** BEGIN **

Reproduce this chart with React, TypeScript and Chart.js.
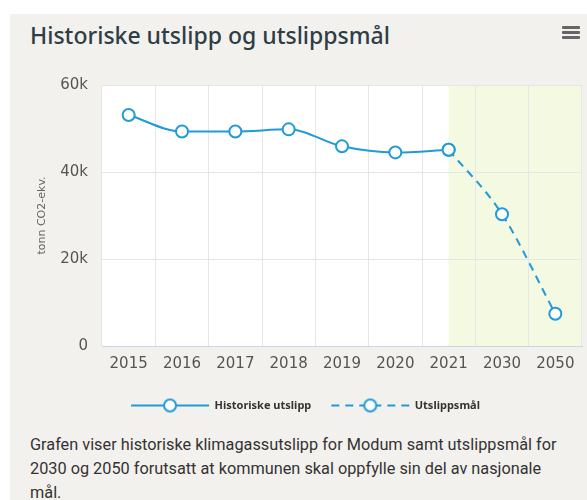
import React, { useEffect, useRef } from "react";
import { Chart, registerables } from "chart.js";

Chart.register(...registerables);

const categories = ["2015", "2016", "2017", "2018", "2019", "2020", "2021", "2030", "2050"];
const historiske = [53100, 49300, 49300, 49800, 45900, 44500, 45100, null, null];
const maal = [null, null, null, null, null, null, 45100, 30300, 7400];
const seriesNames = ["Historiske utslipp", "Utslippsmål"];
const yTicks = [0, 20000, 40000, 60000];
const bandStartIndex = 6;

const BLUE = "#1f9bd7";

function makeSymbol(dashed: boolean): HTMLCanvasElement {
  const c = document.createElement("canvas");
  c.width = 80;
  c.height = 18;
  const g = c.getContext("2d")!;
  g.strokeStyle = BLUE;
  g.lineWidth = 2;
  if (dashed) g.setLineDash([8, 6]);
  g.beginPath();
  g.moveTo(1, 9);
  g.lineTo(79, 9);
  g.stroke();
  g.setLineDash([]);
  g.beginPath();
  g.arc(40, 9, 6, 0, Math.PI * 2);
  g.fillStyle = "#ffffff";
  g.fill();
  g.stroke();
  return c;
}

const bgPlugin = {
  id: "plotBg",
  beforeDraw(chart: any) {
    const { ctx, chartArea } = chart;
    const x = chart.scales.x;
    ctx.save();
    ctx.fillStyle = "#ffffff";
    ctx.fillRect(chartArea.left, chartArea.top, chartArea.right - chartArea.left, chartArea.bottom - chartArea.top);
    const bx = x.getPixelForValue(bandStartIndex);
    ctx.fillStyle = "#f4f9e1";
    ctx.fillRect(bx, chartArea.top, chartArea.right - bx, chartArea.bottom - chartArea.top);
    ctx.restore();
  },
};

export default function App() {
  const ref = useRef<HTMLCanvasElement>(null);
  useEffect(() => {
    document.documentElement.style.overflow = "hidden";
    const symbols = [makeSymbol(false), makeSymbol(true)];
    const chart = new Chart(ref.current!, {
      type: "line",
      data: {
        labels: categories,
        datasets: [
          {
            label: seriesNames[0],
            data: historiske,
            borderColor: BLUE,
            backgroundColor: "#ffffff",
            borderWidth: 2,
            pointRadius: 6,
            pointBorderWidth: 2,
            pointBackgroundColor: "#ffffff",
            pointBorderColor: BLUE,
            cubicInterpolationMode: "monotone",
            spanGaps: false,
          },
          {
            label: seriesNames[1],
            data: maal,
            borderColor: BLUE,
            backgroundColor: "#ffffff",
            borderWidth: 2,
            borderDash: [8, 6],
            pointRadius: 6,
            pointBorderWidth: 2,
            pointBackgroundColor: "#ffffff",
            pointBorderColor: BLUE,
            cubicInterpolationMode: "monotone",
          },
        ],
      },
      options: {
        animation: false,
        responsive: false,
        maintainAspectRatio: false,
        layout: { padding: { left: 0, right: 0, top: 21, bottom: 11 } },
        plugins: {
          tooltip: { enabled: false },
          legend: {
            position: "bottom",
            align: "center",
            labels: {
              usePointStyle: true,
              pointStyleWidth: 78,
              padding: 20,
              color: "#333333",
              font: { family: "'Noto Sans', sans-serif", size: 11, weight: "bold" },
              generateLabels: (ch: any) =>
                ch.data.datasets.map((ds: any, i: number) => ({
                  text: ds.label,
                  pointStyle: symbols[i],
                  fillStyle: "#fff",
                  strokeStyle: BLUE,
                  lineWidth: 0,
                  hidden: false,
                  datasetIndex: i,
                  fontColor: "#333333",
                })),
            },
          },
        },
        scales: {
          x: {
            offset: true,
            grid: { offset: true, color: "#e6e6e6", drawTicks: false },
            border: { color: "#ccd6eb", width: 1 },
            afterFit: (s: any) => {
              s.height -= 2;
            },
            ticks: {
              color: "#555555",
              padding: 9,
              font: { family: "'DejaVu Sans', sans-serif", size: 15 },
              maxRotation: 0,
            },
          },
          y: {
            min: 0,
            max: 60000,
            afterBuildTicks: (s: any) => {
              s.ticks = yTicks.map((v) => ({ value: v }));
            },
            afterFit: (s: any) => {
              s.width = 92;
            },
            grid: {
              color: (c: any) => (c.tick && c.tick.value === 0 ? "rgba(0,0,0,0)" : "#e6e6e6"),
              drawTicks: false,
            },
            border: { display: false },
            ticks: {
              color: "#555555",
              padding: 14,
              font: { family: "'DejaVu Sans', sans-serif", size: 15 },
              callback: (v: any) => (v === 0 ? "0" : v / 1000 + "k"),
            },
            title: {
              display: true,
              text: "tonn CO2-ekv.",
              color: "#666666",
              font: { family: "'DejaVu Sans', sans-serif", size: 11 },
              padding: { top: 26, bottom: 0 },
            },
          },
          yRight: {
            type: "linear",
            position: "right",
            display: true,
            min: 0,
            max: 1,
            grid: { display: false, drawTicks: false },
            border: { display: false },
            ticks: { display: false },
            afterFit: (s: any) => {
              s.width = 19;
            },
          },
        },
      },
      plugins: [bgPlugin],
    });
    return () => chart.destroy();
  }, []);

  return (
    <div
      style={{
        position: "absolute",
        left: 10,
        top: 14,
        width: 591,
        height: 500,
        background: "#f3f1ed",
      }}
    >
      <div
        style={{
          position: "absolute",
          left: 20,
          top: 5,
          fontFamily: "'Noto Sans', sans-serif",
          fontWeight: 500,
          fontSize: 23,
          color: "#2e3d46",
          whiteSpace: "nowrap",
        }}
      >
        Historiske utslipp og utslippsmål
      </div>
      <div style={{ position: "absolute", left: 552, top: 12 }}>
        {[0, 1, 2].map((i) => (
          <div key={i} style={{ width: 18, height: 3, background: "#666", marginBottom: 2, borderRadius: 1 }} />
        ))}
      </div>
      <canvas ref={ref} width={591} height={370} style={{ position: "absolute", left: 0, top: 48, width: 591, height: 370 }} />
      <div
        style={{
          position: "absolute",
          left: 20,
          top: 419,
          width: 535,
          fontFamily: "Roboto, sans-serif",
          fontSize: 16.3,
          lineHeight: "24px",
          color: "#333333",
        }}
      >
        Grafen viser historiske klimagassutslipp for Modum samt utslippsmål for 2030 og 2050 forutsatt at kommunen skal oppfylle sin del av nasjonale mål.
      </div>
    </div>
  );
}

** END **

### Goal
Quote the material word for word, dropping any images it holds.

### Completed exercise
Reproduce this chart with React, TypeScript and Chart.js.
import React, { useEffect, useRef } from "react";
import { Chart, registerables } from "chart.js";

Chart.register(...registerables);

const categories = ["2015", "2016", "2017", "2018", "2019", "2020", "2021", "2030", "2050"];
const historiske = [53100, 49300, 49300, 49800, 45900, 44500, 45100, null, null];
const maal = [null, null, null, null, null, null, 45100, 30300, 7400];
const seriesNames = ["Historiske utslipp", "Utslippsmål"];
const yTicks = [0, 20000, 40000, 60000];
const bandStartIndex = 6;

const BLUE = "#1f9bd7";

function makeSymbol(dashed: boolean): HTMLCanvasElement {
  const c = document.createElement("canvas");
  c.width = 80;
  c.height = 18;
  const g = c.getContext("2d")!;
  g.strokeStyle = BLUE;
  g.lineWidth = 2;
  if (dashed) g.setLineDash([8, 6]);
  g.beginPath();
  g.moveTo(1, 9);
  g.lineTo(79, 9);
  g.stroke();
  g.setLineDash([]);
  g.beginPath();
  g.arc(40, 9, 6, 0, Math.PI * 2);
  g.fillStyle = "#ffffff";
  g.fill();
  g.stroke();
  return c;
}

const bgPlugin = {
  id: "plotBg",
  beforeDraw(chart: any) {
    const { ctx, chartArea } = chart;
    const x = chart.scales.x;
    ctx.save();
    ctx.fillStyle = "#ffffff";
    ctx.fillRect(chartArea.left, chartArea.top, chartArea.right - chartArea.left, chartArea.bottom - chartArea.top);
    const bx = x.getPixelForValue(bandStartIndex);
    ctx.fillStyle = "#f4f9e1";
    ctx.fillRect(bx, chartArea.top, chartArea.right - bx, chartArea.bottom - chartArea.top);
    ctx.restore();
  },
};

export default function App() {
  const ref = useRef<HTMLCanvasElement>(null);
  useEffect(() => {
    document.documentElement.style.overflow = "hidden";
    const symbols = [makeSymbol(false), makeSymbol(true)];
    const chart = new Chart(ref.current!, {
      type: "line",
      data: {
        labels: categories,
        datasets: [
          {
            label: seriesNames[0],
            data: historiske,
            borderColor: BLUE,
            backgroundColor: "#ffffff",
            borderWidth: 2,
            pointRadius: 6,
            pointBorderWidth: 2,
            pointBackgroundColor: "#ffffff",
            pointBorderColor: BLUE,
            cubicInterpolationMode: "monotone",
            spanGaps: false,
          },
          {
            label: seriesNames[1],
            data: maal,
            borderColor: BLUE,
            backgroundColor: "#ffffff",
            borderWidth: 2,
            borderDash: [8, 6],
            pointRadius: 6,
            pointBorderWidth: 2,
            pointBackgroundColor: "#ffffff",
            pointBorderColor: BLUE,
            cubicInterpolationMode: "monotone",
          },
        ],
      },
      options: {
        animation: false,
        responsive: false,
        maintainAspectRatio: false,
        layout: { padding: { left: 0, right: 0, top: 21, bottom: 11 } },
        plugins: {
          tooltip: { enabled: false },
          legend: {
            position: "bottom",
            align: "center",
            labels: {
              usePointStyle: true,
              pointStyleWidth: 78,
              padding: 20,
              color: "#333333",
              font: { family: "'Noto Sans', sans-serif", size: 11, weight: "bold" },
              generateLabels: (ch: any) =>
                ch.data.datasets.map((ds: any, i: number) => ({
                  text: ds.label,
                  pointStyle: symbols[i],
                  fillStyle: "#fff",
                  strokeStyle: BLUE,
                  lineWidth: 0,
                  hidden: false,
                  datasetIndex: i,
                  fontColor: "#333333",
                })),
            },
          },
        },
        scales: {
          x: {
            offset: true,
            grid: { offset: true, color: "#e6e6e6", drawTicks: false },
            border: { color: "#ccd6eb", width: 1 },
            afterFit: (s: any) => {
              s.height -= 2;
            },
            ticks: {
              color: "#555555",
              padding: 9,
              font: { family: "'DejaVu Sans', sans-serif", size: 15 },
              maxRotation: 0,
            },
          },
          y: {
            min: 0,
            max: 60000,
            afterBuildTicks: (s: any) => {
              s.ticks = yTicks.map((v) => ({ value: v }));
            },
            afterFit: (s: any) => {
              s.width = 92;
            },
            grid: {
              color: (c: any) => (c.tick && c.tick.value === 0 ? "rgba(0,0,0,0)" : "#e6e6e6"),
              drawTicks: false,
            },
            border: { display: false },
            ticks: {
              color: "#555555",
              padding: 14,
              font: { family: "'DejaVu Sans', sans-serif", size: 15 },
              callback: (v: any) => (v === 0 ? "0" : v / 1000 + "k"),
            },
            title: {
              display: true,
              text: "tonn CO2-ekv.",
              color: "#666666",
              font: { family: "'DejaVu Sans', sans-serif", size: 11 },
              padding: { top: 26, bottom: 0 },
            },
          },
          yRight: {
            type: "linear",
            position: "right",
            display: true,
            min: 0,
            max: 1,
            grid: { display: false, drawTicks: false },
            border: { display: false },
            ticks: { display: false },
            afterFit: (s: any) => {
              s.width = 19;
            },
          },
        },
      },
      plugins: [bgPlugin],
    });
    return () => chart.destroy();
  }, []);

  return (
    <div
      style={{
        position: "absolute",
        left: 10,
        top: 14,
        width: 591,
        height: 500,
        background: "#f3f1ed",
      }}
    >
      <div
        style={{
          position: "absolute",
          left: 20,
          top: 5,
          fontFamily: "'Noto Sans', sans-serif",
          fontWeight: 500,
          fontSize: 23,
          color: "#2e3d46",
          whiteSpace: "nowrap",
        }}
      >
        Historiske utslipp og utslippsmål
      </div>
      <div style={{ position: "absolute", left: 552, top: 12 }}>
        {[0, 1, 2].map((i) => (
          <div key={i} style={{ width: 18, height: 3, background: "#666", marginBottom: 2, borderRadius: 1 }} />
        ))}
      </div>
      <canvas ref={ref} width={591} height={370} style={{ position: "absolute", left: 0, top: 48, width: 591, height: 370 }} />
      <div
        style={{
          position: "absolute",
          left: 20,
          top: 419,
          width: 535,
          fontFamily: "Roboto, sans-serif",
          fontSize: 16.3,
          lineHeight: "24px",
          color: "#333333",
        }}
      >
        Grafen viser historiske klimagassutslipp for Modum samt utslippsmål for 2030 og 2050 forutsatt at kommunen skal oppfylle sin del av nasjonale mål.
      </div>
    </div>
  );
}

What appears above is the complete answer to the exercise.